Oh, film editing, an acquaintance once said to Murch, that's where you cut out the bad bits. Murch fumes: "It's much more than that. Editing is structure, color, dynamics, manipulation of time
." But later he has to concede his friend's unwitting wisdom. The staggering complexity involved in editing, of course, is in deciding what separates a bad bit from a good bit. The editor decides not only which scenes make up the final film, but which specific shots, which specific takes, which performances by the actors. Then he puts those best, most essential bits into their most coherent, most satisfying order. It's only then that he performs his definitive task: the cut, the transition between one scene and the next. In other words, editing is no job for the impatient.
But neither is it drudgery. Making Apocalypse Now, Coppola famously shot over two hundred and thirty hours of film, unheard of at the time. A mammoth task to sift through all that footage, but think of all the great stuff Murch had spinning through his editing machine! Lessons for the fiction writer: Give yourself a good deal of raw material to work with before you begin to edit. Try multiple angles—change the point of view, change the perspective. Multiple takes—write the same scene two, three, ten different ways. Allow yourself multiple performances—let your characters deliver their lines with several different inflections and respond to each other in new, unexpected ways. Then, when you have your rough cut, mix up the chronology. Try intercutting one scene with another (watch The Conversation). And as you splice different passages together, remember always that you're working toward rhythm. As Murch says, "An interesting, coherent rhythm—on the tiniest and the largest scales—allows the audience to trust, to give themselves over."
Why does a movie need both a director and an editor? Simply put, the editor has detachment and the director does not. Murch counsels that the editor should visit the set as little as possible, preferably not at all, so that when he sits down to the material given him, he's blissfully ignorant of the toil, time, blood, and money that has gone into shooting any one scene. It often happens, Murch says, that there will be a scene—a beautiful, riveting, seemingly perfect scene—in a script that will make the director fall in love and want to make the movie. And it's that very scene the editor finds himself removing from the final film. It tells too much or tells it too directly or perhaps it has simply become a vestigial part of the original conception of the film, a conception that has changed over the long, murky process of production and post-production. The umbilical cord, Murch calls this sort of scene. That cord must, of course, be snipped.

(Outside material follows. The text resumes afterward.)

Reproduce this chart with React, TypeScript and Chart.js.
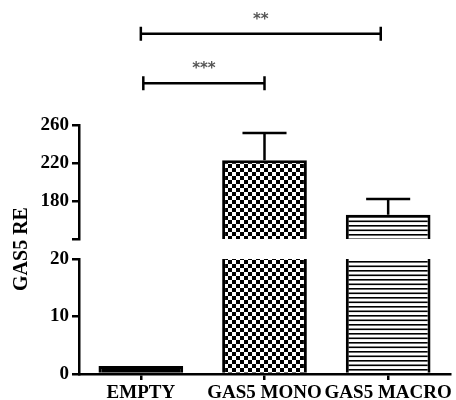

"Kill your darlings," we'd say in the fiction writing world. But hold on. Murch, the seasoned editor, offers another perspective:
When you go to the doctor and tell him that you have a pain in your elbow, it is the quack who takes out his scalpel and starts to operate on the elbow.[
] [A]n experienced doctor studies you, takes an x-ray, and determines that the cause of the pain is probably a pinched nerve up in your shoulder—you just happen to feel it in your elbow.[
] Audiences are like that. When you ask the direct question, "What was your least favorite scene?" and eighty percent of the people are in agreement about one scene they do not like, the impulse is to "fix" the scene or cut it out. But the chances are that scene is fine. Instead, the problem may be that the audience simply didn't understand something that they needed to know for the scene to work.
As writers susceptible to the advice and approbation of readers, critics, teachers, and friends, we often find ourselves in just this situation: A roomful of people tell us something is broken, and we hasten to fix it. What's important is the unity of the whole. Before we reach for our scalpel or delete key, we must first search for the true source of the reader's "pain."